Jos Verstappen zag vol trots hoe zoon Max afgelopen week aan zijn honderdste Grand Prix begon. De Red Bull-coureur bereikte in de Verenigde Staten een grote mijlpaal. Verstappen-senior blikt hier op terug en vertelt in een prachtige anekdote hoe het avontuur bij de hoofdmacht allemaal begon.
Max Verstappen is inmiddels al lang geen nieuwkomer meer in de Formule 1. De nieuwe generatie, ja, maar dat jonge jochie van vijf jaar geleden bestaat ondertussen niet meer. De Red Bull-coureur is een van de grootste talenten op de huidige grid. Volgens velen is het dan ook niet de vraag of de Nederlander ooit wereldkampioen wordt, maar wanneer hij zijn eerste titel binnensleept. Verstappen is momenteel alweer bezig aan zijn vierde seizoen bij zijn huidige werkgever. Het hele avontuur begon in 2015 bij Toro Rosso, het zusterteam van Red Bull. De Limburger had echter slechts een jaartje nodig om men bij de hoofdmacht van zijn kunnen te overtuigen.

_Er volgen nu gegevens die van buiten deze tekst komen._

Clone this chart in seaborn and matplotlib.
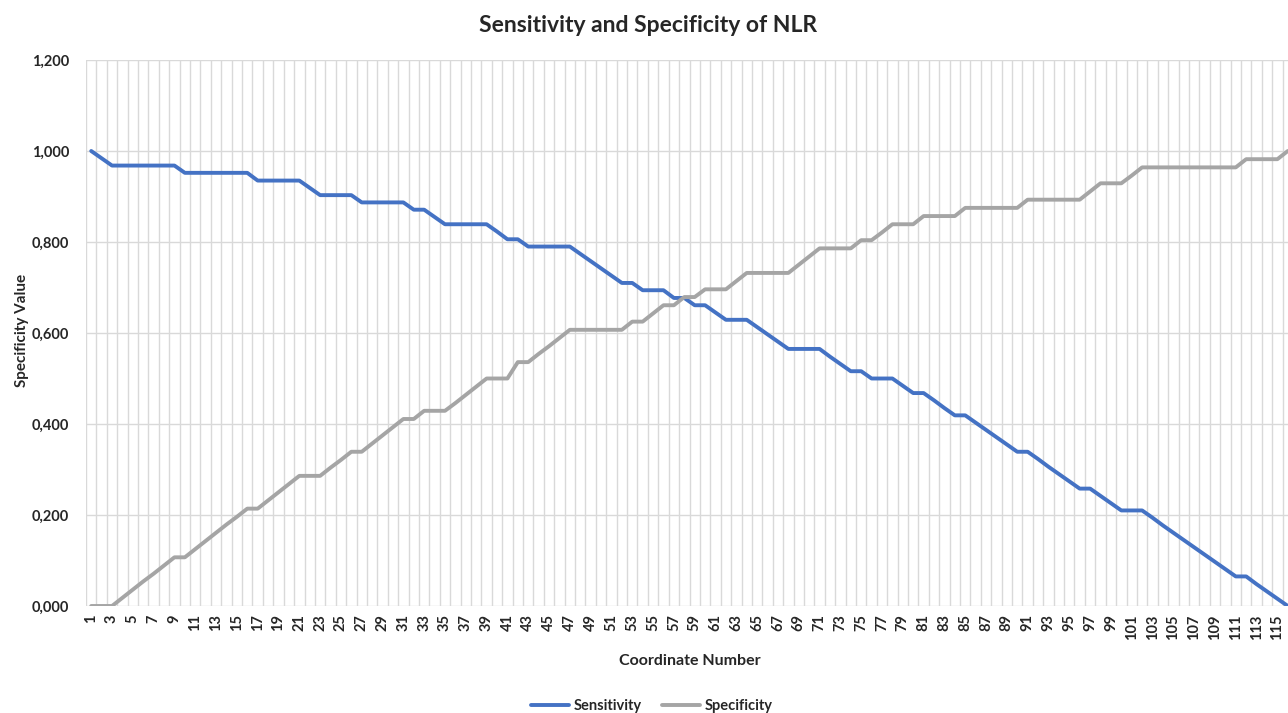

Verstappen maakte tijdens de Grand Prix van Spanje in 2016 voor het eerst zijn opwachting bij Red Bull.
Jos Verstappen is dan ook apetrots op zijn zoon. Honderd Grands Prix is niet niks, al heeft Verstappen-senior voor nu zelf nog het record in handen voor de Nederlander die het vaakst aan de start van een Formule 1-race verscheen. Met 107 optredens in de koningsklasse is zijn zoon hem nog niet voorbij. Dit aantal bereikt hij pas tijdens, inderdaad, de Grand Prix van Zandvoort. Tegenover De Telegraaf blikt Jos terug op de eerste honderd races van Max. Daar vertelt hij ook in een mooie anekdote hoe de dagen voorafgaand aan de promotie eraan toegingen:
"Het begon allemaal na Rusland, één race ervoor," zo begint hij. "Toen we terug naar huis gingen zei ik, 'Max, jij rijdt de volgende race voor Red Bull.'" Jos benadrukt dat ze op dat moment nog niets hadden gehoord: "We landden in Düsseldorf en toen ik op mijn telefoon keek zag ik drie gemiste oproepen van Helmut Marko [Red Bull-adviseer, red.], toen wist ik het." Er ging dan ook geen tijd verloren: "Ik belde direct terug. Hij nam op en ik zei: 'moeten we naar Graz komen?'. Helmut begon keihard te lachen. Ik voelde het gewoon." De rest is geschiedenis.